Secondly, because much of the downturn during the early part of 2016 was related to natural resources, it would stand to reason that the upturn in Canada would be much sharper than for economies that are less commodities intensive. Lastly, although the GDP report indicated impressive strength during the first three months of the year, the figures are backward looking and give us little insight into where we might be headed.

Our forecasting tool assumes GDP of roughly 2.25% over the next twelve months, which is strong enough to close the output gap and support continued modest earnings growth heading into next year. While there may still be a sliver of upside to consensus estimates of Canadian GDP over the next year relative to our macro GPS, there is little to get excited about.

The consumer continues to feel the weight of a high debt load, energy prices have eased back below $50/barrel and upside appears limited, lagging competitiveness has restrained growth in non-energy exports even despite a cheap loonie, and U.S. policy is likely to yield few new economic benefits this year and could offer periodic trade conflicts instead. Therefore, the first-quarter improvement in the Canadian economy is more of a one-off acceleration off of a very low base, rather than the start of a new above-trend pace.

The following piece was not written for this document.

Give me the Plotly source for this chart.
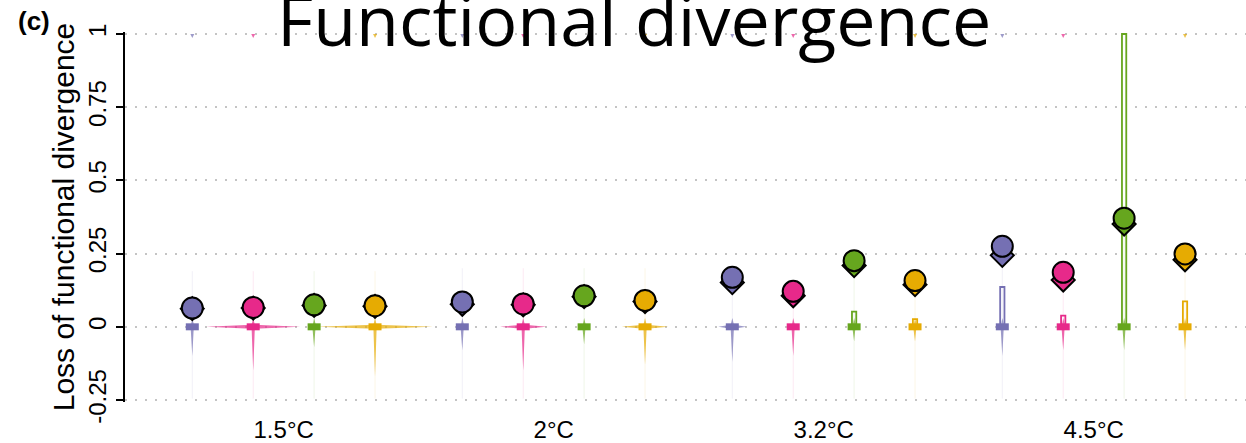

While first quarter Canadian GDP offered investors an otherwise healthy economic signpost, Canadian equities had already run up before the news. Keep in mind, financial markets are discounting mechanisms that typically incorporate economic news well in advance. The rather lacklustre stock market reaction also reflects the fact that economic growth in Canada is no longer accelerating but rather stabilizing at a moderate level.

So while the economy appears robust looking through the rearview mirror, investors shouldn't expect much more than continued moderate growth for the foreseeable future.